5月会礼 校長の話
2019年6月7日 11時21分 今日は、「進んで」に関連して2つのことをお話ししたいと考えています。
1つ目は、「進んで」何かをやると「楽しい」ということです。
授業中、先生が何か面白いことを言ってくれると「楽しい」って感じるかもしれません。でも、その楽しさは本物ではありません。本物の楽しさは、自分から進んで発表したり、何かの活動に参加したりしてはじめて味わえるものです。
進んで何かをやると、「意外と僕って(私って)できるものだなあ」と自分についての発見をするかもしれない。中には友達や先生から「そんなこともできるんだ、すごいねえ」って今までと違う目で見られるかもしれません。だから覚えておいてください。学校での楽しさは家でくつろいでテレビを見ているときのそれとは違って、自分から進んで活動してはじめて味わえるものだということを。

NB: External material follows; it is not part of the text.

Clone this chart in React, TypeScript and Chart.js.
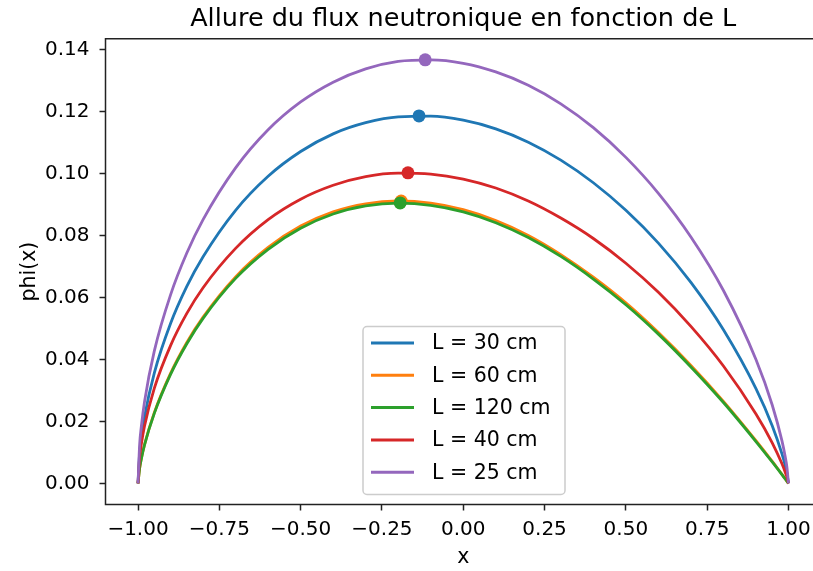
import React, { useEffect, useRef } from 'react';
import { Chart, registerables } from 'chart.js';

Chart.register(...registerables);

const TITLE = 'Allure du flux neutronique en fonction de L';
const X_LABEL = 'x';
const Y_LABEL = 'phi(x)';

const XS = [-1, -0.995, -0.99, -0.98, -0.95, -0.9, -0.85, -0.8, -0.7, -0.6, -0.5, -0.4, -0.3, -0.2, -0.1, 0, 0.1, 0.2, 0.3, 0.4, 0.5, 0.6, 0.7, 0.8, 0.9, 0.95, 0.98, 0.99, 0.995, 1];

const PHI_30 = [0, 0.0099, 0.0146, 0.0215, 0.0356, 0.0516, 0.0636, 0.0732, 0.0882, 0.0992, 0.1072, 0.1129, 0.1165, 0.1184, 0.1186, 0.1173, 0.1145, 0.1102, 0.1044, 0.0971, 0.0882, 0.0776, 0.0649, 0.0496, 0.0306, 0.0186, 0.0095, 0.0057, 0.0034, 0];
const PHI_60 = [0, 0.0049, 0.0079, 0.0125, 0.0228, 0.0355, 0.0455, 0.0537, 0.0667, 0.0762, 0.0831, 0.0877, 0.0903, 0.0912, 0.0905, 0.0884, 0.0849, 0.0801, 0.0739, 0.0666, 0.0583, 0.0487, 0.0381, 0.0265, 0.0138, 0.0071, 0.0029, 0.0015, 0.0007, 0];
const PHI_120 = [0, 0.0049, 0.0078, 0.0124, 0.0226, 0.0352, 0.0451, 0.0533, 0.0662, 0.0756, 0.0824, 0.0870, 0.0896, 0.0905, 0.0898, 0.0877, 0.0842, 0.0794, 0.0733, 0.0660, 0.0577, 0.0482, 0.0376, 0.0261, 0.0135, 0.0069, 0.0028, 0.0014, 0.0007, 0];
const PHI_40 = [0, 0.0085, 0.0125, 0.0185, 0.0307, 0.0445, 0.0549, 0.0632, 0.0759, 0.0852, 0.0918, 0.0963, 0.0991, 0.1002, 0.0999, 0.0983, 0.0954, 0.0912, 0.0857, 0.0791, 0.0711, 0.0617, 0.0507, 0.0379, 0.0224, 0.0131, 0.0063, 0.0036, 0.0021, 0];
const PHI_25 = [0, 0.0126, 0.0182, 0.0264, 0.0427, 0.0609, 0.0744, 0.0852, 0.1019, 0.1142, 0.1232, 0.1296, 0.1339, 0.1363, 0.1368, 0.1357, 0.1329, 0.1286, 0.1226, 0.1149, 0.1053, 0.0937, 0.0796, 0.0623, 0.0400, 0.0253, 0.0137, 0.0086, 0.0054, 0];

const SERIES_LABELS = ['L = 30 cm', 'L = 60 cm', 'L = 120 cm', 'L = 40 cm', 'L = 25 cm'];
const SERIES_COLORS = ['#1f77b4', '#ff7f0e', '#2ca02c', '#d62728', '#9467bd'];
const SERIES = [PHI_30, PHI_60, PHI_120, PHI_40, PHI_25];

const PEAK_X = [-0.136, -0.191, -0.194, -0.170, -0.117];
const PEAK_Y = [0.1187, 0.0912, 0.0906, 0.1003, 0.1368];

const X_TICKS = [-1, -0.75, -0.5, -0.25, 0, 0.25, 0.5, 0.75, 1];
const Y_TICKS = [0, 0.02, 0.04, 0.06, 0.08, 0.1, 0.12, 0.14];

const X_MIN = -1.1;
const X_VISIBLE_MAX = 1.0554;
const X_FULL_MAX = 1.1;

const FONT = '"DejaVu Sans", "Liberation Sans", sans-serif';
const AXIS_COLOR = '#222';

const fmt = (v: number) => {
  const s = Math.abs(v).toFixed(2);
  return v < -1e-9 ? '\u2212' + s : s;
};

const decorPlugin = {
  id: 'decor',
  afterDraw(chart: any) {
    const ctx = chart.ctx;
    const { left, right, top, bottom } = chart.chartArea;
    const W = chart.width;
    ctx.save();
    ctx.fillStyle = '#fff';
    ctx.fillRect(right - 3, top + 1, W - right + 3, bottom - top - 2);
    ctx.strokeStyle = AXIS_COLOR;
    ctx.lineWidth = 1.5;
    ctx.beginPath();
    ctx.moveTo(W + 2, top);
    ctx.lineTo(left, top);
    ctx.lineTo(left, bottom);
    ctx.lineTo(W + 2, bottom);
    ctx.stroke();
    const xs = chart.scales.x;
    const cx = (xs.getPixelForValue(X_MIN) + xs.getPixelForValue(X_FULL_MAX)) / 2;
    ctx.fillStyle = '#000';
    ctx.font = `25.5px ${FONT}`;
    ctx.textAlign = 'center';
    ctx.textBaseline = 'alphabetic';
    ctx.fillText(TITLE, cx, top - 12.5);
    ctx.font = `20.5px ${FONT}`;
    ctx.fillText(X_LABEL, cx, 563);
    ctx.save();
    ctx.translate(30, (top + bottom) / 2);
    ctx.rotate(-Math.PI / 2);
    ctx.textBaseline = 'middle';
    ctx.fillText(Y_LABEL, 0, 0);
    ctx.restore();
    const bx = 363, by = 326.5, bw = 202, bh = 168, r = 4;
    ctx.beginPath();
    ctx.moveTo(bx + r, by);
    ctx.lineTo(bx + bw - r, by);
    ctx.arcTo(bx + bw, by, bx + bw, by + r, r);
    ctx.lineTo(bx + bw, by + bh - r);
    ctx.arcTo(bx + bw, by + bh, bx + bw - r, by + bh, r);
    ctx.lineTo(bx + r, by + bh);
    ctx.arcTo(bx, by + bh, bx, by + bh - r, r);
    ctx.lineTo(bx, by + r);
    ctx.arcTo(bx, by, bx + r, by, r);
    ctx.closePath();
    ctx.fillStyle = 'rgba(255,255,255,0.8)';
    ctx.fill();
    ctx.strokeStyle = '#cccccc';
    ctx.lineWidth = 1.5;
    ctx.stroke();
    ctx.font = `20.5px ${FONT}`;
    ctx.textAlign = 'left';
    ctx.textBaseline = 'middle';
    SERIES_LABELS.forEach((lab, i) => {
      const y = 343 + i * 32.3;
      ctx.strokeStyle = SERIES_COLORS[i];
      ctx.lineWidth = 3;
      ctx.beginPath();
      ctx.moveTo(371, y);
      ctx.lineTo(414, y);
      ctx.stroke();
      ctx.fillStyle = '#000';
      ctx.fillText(lab, 432, y + 1);
    });
    ctx.restore();
  },
};

export default function App() {
  const ref = useRef<HTMLCanvasElement>(null);
  useEffect(() => {
    if (!ref.current) return;
    const datasets: any[] = [];
    SERIES.forEach((ys, i) => {
      datasets.push({
        type: 'line',
        label: SERIES_LABELS[i],
        data: XS.map((x, j) => ({ x, y: ys[j] })),
        borderColor: SERIES_COLORS[i],
        backgroundColor: SERIES_COLORS[i],
        borderWidth: 2.8,
        pointRadius: 0,
        fill: false,
        cubicInterpolationMode: 'monotone',
        order: 100 - 2 * i,
      });
      datasets.push({
        type: 'line',
        showLine: false,
        label: SERIES_LABELS[i] + ' max',
        data: [{ x: PEAK_X[i], y: PEAK_Y[i] }],
        backgroundColor: SERIES_COLORS[i],
        borderColor: SERIES_COLORS[i],
        pointBorderWidth: 0,
        pointRadius: 6.5,
        order: 99 - 2 * i,
      });
    });
    const tickFont = { family: FONT, size: 20 };
    const chart = new Chart(ref.current, {
      type: 'line',
      data: { datasets },
      options: {
        responsive: false,
        maintainAspectRatio: false,
        animation: false,
        devicePixelRatio: 1,
        layout: { padding: { left: 0, right: 0, top: 38.7, bottom: 0 } },
        plugins: { legend: { display: false }, title: { display: false }, tooltip: { enabled: false } },
        scales: {
          x: {
            type: 'linear',
            min: X_MIN,
            max: X_VISIBLE_MAX,
            afterBuildTicks: (s: any) => { s.ticks = X_TICKS.map((v) => ({ value: v })); },
            afterFit: (s: any) => { s.height = 66.5; s.paddingRight = 0; s.paddingLeft = 0; },
            ticks: { font: tickFont, color: '#000', padding: 7, maxRotation: 0, autoSkip: false, callback: (v: any) => fmt(Number(v)) },
            grid: { display: true, drawOnChartArea: false, drawTicks: true, tickLength: 6, tickWidth: 1.5, tickColor: AXIS_COLOR },
            border: { display: false },
          },
          y: {
            type: 'linear',
            min: -0.00684,
            max: 0.14364,
            afterBuildTicks: (s: any) => { s.ticks = Y_TICKS.map((v) => ({ value: v })); },
            afterFit: (s: any) => { s.width = 105.5; s.paddingTop = 0; s.paddingBottom = 0; },
            ticks: { font: tickFont, color: '#000', padding: 10, autoSkip: false, callback: (v: any) => fmt(Number(v)) },
            grid: { display: true, drawOnChartArea: false, drawTicks: true, tickLength: 6, tickWidth: 1.5, tickColor: AXIS_COLOR },
            border: { display: false },
          },
        },
      },
      plugins: [decorPlugin],
    } as any);
    return () => chart.destroy();
  }, []);
  return (
    <div style={{ position: 'fixed', left: 0, top: 0, width: 813, height: 571, overflow: 'hidden', background: '#fff' }}>
      <canvas ref={ref} width={813} height={571} style={{ position: 'absolute', left: 0, top: 0, width: 813, height: 571 }} />
    </div>
  );
}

2つ目は、ではどうやったら「進んで」できるようになるかです。今日はそのコツを教えます。それは、自分で自分のことをほめるのです。「恥ずかしいなあ」「うまくできるかなあ」と思ったときに、「僕なら(私なら)きっとできる」と自分に言ってあげるのです。そして進んで何かやれた時も「よく頑張った」って自分自身に言ってあげるのです。これは心の中で思うだけではなく、ちゃんと口に出して言ってあげた方が効果があります。「どうせ僕なんて(私なんて)できっこない」なんて言ってるのは、自分で自分のことを馬鹿にしているってことなんだから、絶対に言ってはいけない。
最後に、一人の女の子の作文を読んでお話を終わりにします。これは、約15年前に私が6年生を担任したときの教え子のものです。この子はクラスの中では比較的おとなしい子でした。では聞いてください。
昔の私は「自信」というものがありませんでした。なので修学旅行の話し合いでも自分の意見を言うことは初めは閉ざしていました。グループのみんなが計画を進めていってくれる。だから私は黙っていれば・・。そんな人任せなことを思う時もありました。
ある日、母と私は2人で修学旅行の話をしていました。会話の中で母が「おせんべい焼いてみるとか、そんな体験してみたらどう」と一つのアイディアを口にしました。その時の私は「普通の修学旅行でいい」と思いました。「体験なんてできるわけ絶対ない」と思っていたからです。でも次の日、昨日の母のことを先生に言ってみました。そうしたら先生は「いいじゃない。その意見、グループの中で発表したら」と言われました。少し、私はびっくりしました。でもなんだか、「よし、言ってみよう。」という気持ちがどこからかいっぱい湧いてきました。
話し合いがあった日、私はついに思い切って言ったのです。「おせんべい」初めの一言はこれでした。「おせんべいとか焼く体験しようよ」そうすると、グループの中のある子が「いいかも」と言ってくれました。その時私は、私でも自信をもって意見を言えるんだ、もっと積極的にならないと、と思いました。その後、私の性格をかえた「おせんべい」というアイディアはグループの人たちの協力もあり「雷おこし」となり計画の中に入りました。
私は修学旅行という大きなテーマを通じ、自分のことを見つめ直すことができました。人任せや自信が持てないということは、自分は絶対できない、失敗がこわいと思っていたからだと思います。自分の意見を言い、それが相手に分かってもらえるということがどんなに嬉しいか、今回それが分かりました。これからも意見を言うことがたくさんあると思います。その時は「絶対だいじょうぶ」と心で思い、自分の考えを伝えていきます。